Coal

Report: Cheap Natural Gas Poised to Roil PJM Power Market

The flood of cheap Marcellus Shale gas driving massive construction of new natural gas power generation capacity could wreak havoc in the PJM power market, Moody’s Investors Service suggests in a new report.

Two of the nation’s largest power markets, Texas and California, already pose a “distressed environment” for unregulated power companies owing to declining market prices, the credit ratings agency said. Now, a glut of new gas generation in PJM—where new plants are expected to add up to 100 TWh, boosting gas power capacity 25%, by 2021—is poised to increase supply “amid little prospect of growth in demand,” it said.

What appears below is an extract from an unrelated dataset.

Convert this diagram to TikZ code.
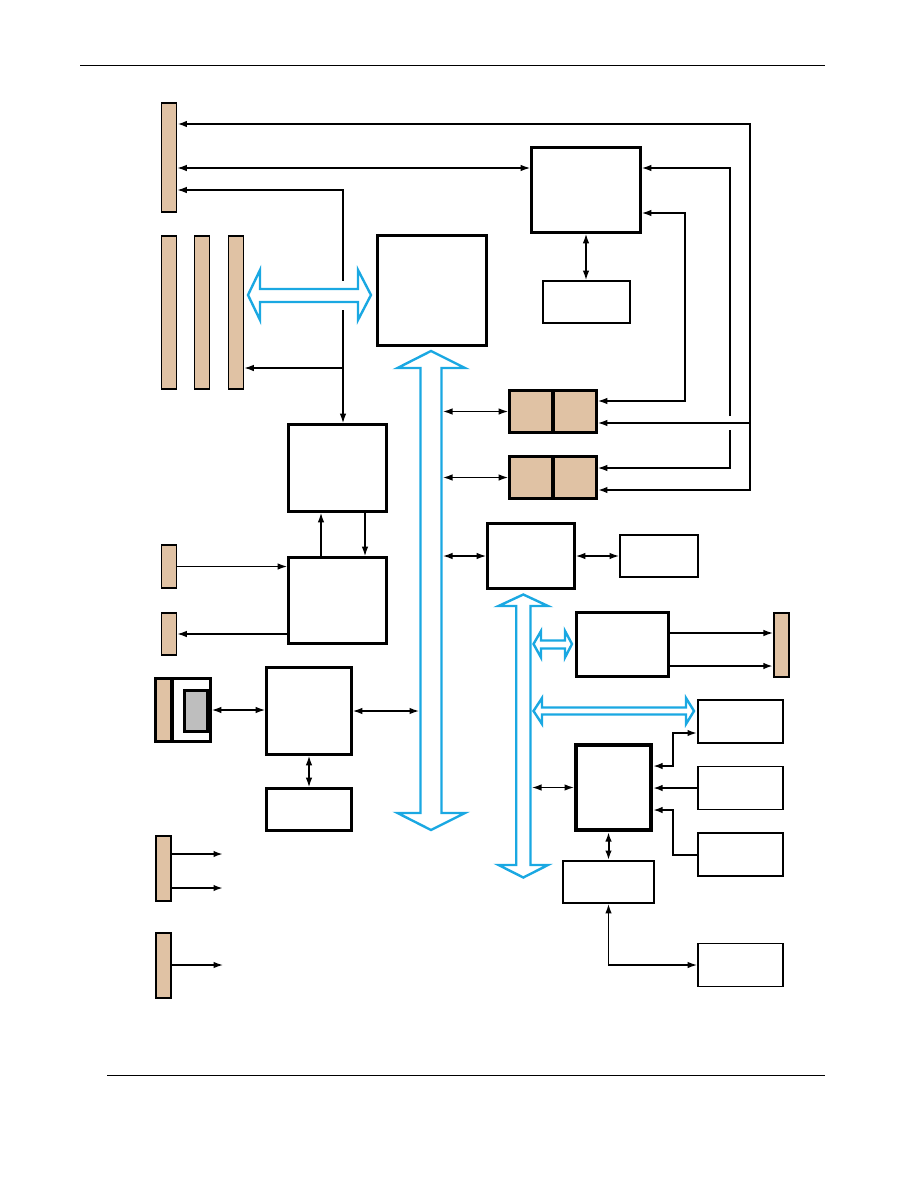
\documentclass[tikz,border=0pt]{standalone}
\usepackage{tikz}
\usetikzlibrary{positioning,arrows.meta}
\definecolor{slottan}{RGB}{224,194,164}
\definecolor{busblue}{RGB}{26,168,226}
\definecolor{chipgray}{RGB}{190,190,190}

\begin{document}
\begin{tikzpicture}[x=1pt,y=-1pt,>={Latex[length=9.5pt,width=6.5pt]},
  box/.style={draw,line width=3.2pt,fill=white,inner sep=0pt},
  thinbox/.style={draw,line width=1.9pt,fill=white,inner sep=0pt},
  slot/.style={draw,line width=1.6pt,fill=slottan,inner sep=0pt},
  bus/.style={draw=busblue,line width=2.4pt,fill=white},
  link/.style={line width=1.3pt},
  fatlink/.style={line width=2pt}]
\useasboundingbox (0,0) rectangle (918,1188);
\draw[line width=1pt] (80,66) -- (825,66);
\draw[line width=1pt] (107,1075) -- (825,1075);

% connectors and slots on the left
\node[slot,minimum width=15pt,minimum height=109pt] (conA) at (169,157.5) {};
\node[slot,minimum width=15pt,minimum height=153pt] (slot1) at (169,312.5) {};
\node[slot,minimum width=15pt,minimum height=153pt] (slot2) at (202,312.5) {};
\node[slot,minimum width=15pt,minimum height=153pt] (slot3) at (236,312.5) {};
\node[slot,minimum width=15pt,minimum height=43pt] (con2) at (169,566.5) {};
\node[slot,minimum width=15pt,minimum height=42pt] (con3) at (169,634) {};
\node[slot,minimum width=15.5pt,minimum height=65.5pt] (con5) at (163.5,868.5) {};
\node[slot,minimum width=15.5pt,minimum height=65.5pt] (con6) at (163.5,965.5) {};
\node[box,minimum width=54.5pt,minimum height=62.5pt] (dock) at (183,710) {};
\draw[box,fill=slottan] (155.6,678.6) rectangle (172,741.4);
\node[box,fill=chipgray,minimum width=23pt,minimum height=41pt] (chip) at (196,711) {};

% main blocks
\node[box,minimum width=108.5pt,minimum height=109.5pt] (cpu) at (432,290.5) {};
\node[box,minimum width=108.5pt,minimum height=84.5pt] (tr) at (586,190) {};
\node[thinbox,minimum width=87pt,minimum height=42pt] (trs) at (586.5,302) {};
\node[box,fill=slottan,minimum width=86.5pt,minimum height=41.5pt] (tanA) at (553,411.5) {};
\node[box,fill=slottan,minimum width=86.5pt,minimum height=41.5pt] (tanB) at (553,477.5) {};
\draw[line width=3.2pt] (tanA.north) -- (tanA.south);
\draw[line width=3.2pt] (tanB.north) -- (tanB.south);
\node[box,minimum width=97.5pt,minimum height=86.5pt] (nb) at (337.5,468) {};
\node[box,minimum width=97.5pt,minimum height=85.5pt] (nb2) at (337.5,600.5) {};
\node[box,minimum width=84.5pt,minimum height=86.5pt] (io) at (309,711) {};
\node[box,minimum width=84.5pt,minimum height=41.5pt] (io2) at (309,809.5) {};
\node[box,minimum width=86.5pt,minimum height=64.5pt] (mid) at (531,556) {};
\node[thinbox,minimum width=78pt,minimum height=42pt] (mids) at (659,556) {};
\node[box,minimum width=91.5pt,minimum height=63.5pt] (vid) at (622.5,644.5) {};
\node[slot,minimum width=15.5pt,minimum height=64.5pt] (con4) at (781.5,645) {};
\node[box,line width=4pt,minimum width=75pt,minimum height=85pt] (sb) at (613.5,787.5) {};
\node[thinbox,minimum width=91pt,minimum height=42pt] (sbs) at (608.5,882) {};
\node[thinbox,minimum width=85pt,minimum height=43pt] (rb1) at (740.5,721.5) {};
\node[thinbox,minimum width=85pt,minimum height=43pt] (rb2) at (740.5,788) {};
\node[thinbox,minimum width=85pt,minimum height=43pt] (rb3) at (740.5,854.5) {};
\node[thinbox,minimum width=85pt,minimum height=43pt] (rb4) at (740.5,965) {};

% points for the lines
\coordinate (rail) at (750,124);
\coordinate (gapT) at (730,416);
\coordinate (gapB) at (730,430);
\coordinate (jA) at (343,190);
\coordinate (cut1) at (343,281);
\coordinate (cut2) at (343,310);
\coordinate (jB) at (343,368);
\coordinate (busL) at (419,0);
\coordinate (busR) at (443,0);
\coordinate (busBR) at (532,0);
\coordinate (e1) at (223,854);
\coordinate (e2) at (223,888);
\coordinate (e3) at (223,965);

% upper lines
\draw[fatlink,<->] (conA.east |- rail) -- (rail) -- (rail |- 0,490) -- (tanB.east |- 0,490);
\draw[link,->] (rail |- 0,423) -- (tanA.east |- 0,423);
\draw[link,->] (gapT) -- (gapT |- 0,168) -- (tr.east |- 0,168);
\draw[link,->] (gapB) -- (gapB |- 0,468) -- (tanB.east |- 0,468);
\draw[link,<->] (tr.east |- 0,213) -- (685,213) -- (685,401) -- (tanA.east |- 0,401);
\draw[link,<->] (conA.east |- 0,168) -- (tr.west |- 0,168);
\draw[link,<->] (tr.south) -- (tr.south |- trs.north);
\draw[link,<-] (conA.east |- jA) -- (jA) -- (cut1);
\draw[link,->] (cut2) -- (cut2 |- nb.north);
\draw[link,->] (jB) -- (slot3.east |- jB);

% middle lines
\draw[link,<->] (busR |- tanA.west) -- (tanA.west);
\draw[link,<->] (busR |- tanB.west) -- (tanB.west);
\draw[link,<->] (busR |- mid.west) -- (mid.west);
\draw[link,<->] (mid.east) -- (mids.west);
\draw[link,->] (nb2.north -| 321,0) -- (nb.south -| 321,0);
\draw[link,->] (nb.south -| 365,0) -- (nb2.north -| 365,0);
\draw[link,->] (con2.east) -- (nb2.west |- con2.east);
\draw[link,->] (nb2.west |- con3.east) -- (con3.east);
\draw[link,<->] (dock.east) -- (io.west |- dock.east);
\draw[link,<->] (io.east) -- (busL |- io.east);
\draw[link,<->] (io.south) -- (io2.north);

% right lower lines
\draw[link,->] (vid.east |- 0,633) -- (con4.west |- 0,633);
\draw[fatlink,->] (vid.east |- 0,666) -- (con4.west |- 0,666);
\draw[link,<->] (busBR |- sb.west) -- (sb.west);
\draw[fatlink,<->] (sb.east |- 0,766) -- (673,766) -- (673,733) -- (rb1.west |- 0,733);
\draw[fatlink,->] (rb2.west) -- (sb.east |- rb2.west);
\draw[fatlink,->] (rb3.west) -- (673,854.5) -- (673,810) -- (sb.east |- 0,810);
\draw[fatlink,<->] (sbs.north |- sb.south) -- (sbs.north);
\draw[link,<->] (sbs.south) -- (sbs.south |- rb4.west) -- (rb4.west);

% lower left
\draw[fatlink,->] (con5.east |- e1) -- (e1);
\draw[fatlink,->] (con5.east |- e2) -- (e2);
\draw[link,->] (con6.east |- e3) -- (e3);

% buses
\draw[bus] (248,295) -- (260,270) -- (260,289) -- (358,289) -- (358,270) -- (371,295) -- (358,320) -- (358,302) -- (260,302) -- (260,320) -- cycle;
\draw[bus] (431,351) -- (465,368) -- (441.5,368) -- (441.5,813) -- (465,813) -- (431,830) -- (397.5,813) -- (420.5,813) -- (420.5,368) -- (397.5,368) -- cycle;
\draw[bus] (523.3,594.5) -- (548,606) -- (530.5,606) -- (530.5,865) -- (548,865) -- (523.3,877.5) -- (498.5,865) -- (516.2,865) -- (516.2,606) -- (498.5,606) -- cycle;
\draw[bus] (533.5,644) -- (541,631) -- (541,640.5) -- (565,640.5) -- (565,631) -- (572,644) -- (565,657.5) -- (565,648.5) -- (541,648.5) -- (541,657.5) -- cycle;
\draw[bus] (533.5,711) -- (542,698) -- (542,707.5) -- (686,707.5) -- (686,698) -- (694,711) -- (686,724) -- (686,714.5) -- (542,714.5) -- (542,724) -- cycle;
\end{tikzpicture}
\end{document}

The agency noted that PJM’s latest forecast report indicates load growth has declined over the last decade, with system load falling to 790 TWh in 2015 from 822 TWh in 2005. Peak demand has also fallen to 143 GW in 2015 from 154 GW in 2005. “Over the past few years PJM has also repeatedly cut its forecasts, and the grid operator currently projects weather-adjusted peak demand growth of only 0.2% per year over the next 10 years,” the report says.

Starting in 2021, on-peak prices could plummet by $7/MWh or $3.5/MWh on an around-the-clock basis, which represent declines of between 10% and 15%, the report forecasts.

The gas buildout will prompt more widespread coal plant closures or conversion to gas, it projects. “However, gas conversion is not a panacea for uneconomic coal plants, because the converted units will have poor fuel efficiency and operate as peaking units,” it adds.

The report projects that coal plants running at a 40% capacity factor will be forced to close. About 7 GW of coal capacity are at high risk, and may be forced to run at a 38% capacity factor, it suggests. Another 12 GW, running at a capacity factor of about 58%, would face a “medium” risk.

“Unlike inefficient gas plants, coal plants would have difficulties surviving on capacity payments alone because they have a much higher fixed cash cost to cover, commonly in the $70/kW-yr (or $218/MW-day at 88% availability) range or higher. Therefore, they have to run enough to make enough gross margin in the energy market to support their fixed expenditures,” it says.

Among corporate issuers with the most coal capacity in PJM are: Talen Energy Supply, FirstEnergy, GenOn, and Dynegy. The decline in power prices will also financially shake nuclear generators like Exelon and PSEG—as well as companies with gas plants.

Dynegy, Calpine Corp., and NRG Energy, are among a handful of merchant generators that are legally challenging recent measures by New York and Illinois to foster subsidies for nuclear plants economically stricken by low market prices amid the torrent of cheap gas. “If the challenges succeed, closure of uneconomic nuclear plant can support power prices and prospects for coal survival,” Moody’s said.

A number of power companies are already reducing debt to counter these “deteriorating market conditions,” Moody’s said. Exelon Generation has announced a $3 billion debt reduction plan. Calpine and Dynegy, companies with the most exposure to efficient gas plants, are also working to reduce debt.

Calpine wants to reduce its debt by $2.7 billion by the end of 2019, and Dynegy has committed to a debt reduction of between $1.5 billion and $2 billion (which may need to be accomplished through asset sales, the agency said, because the Houston-based company has a “limited amount of free cash flow available to pay down debt”).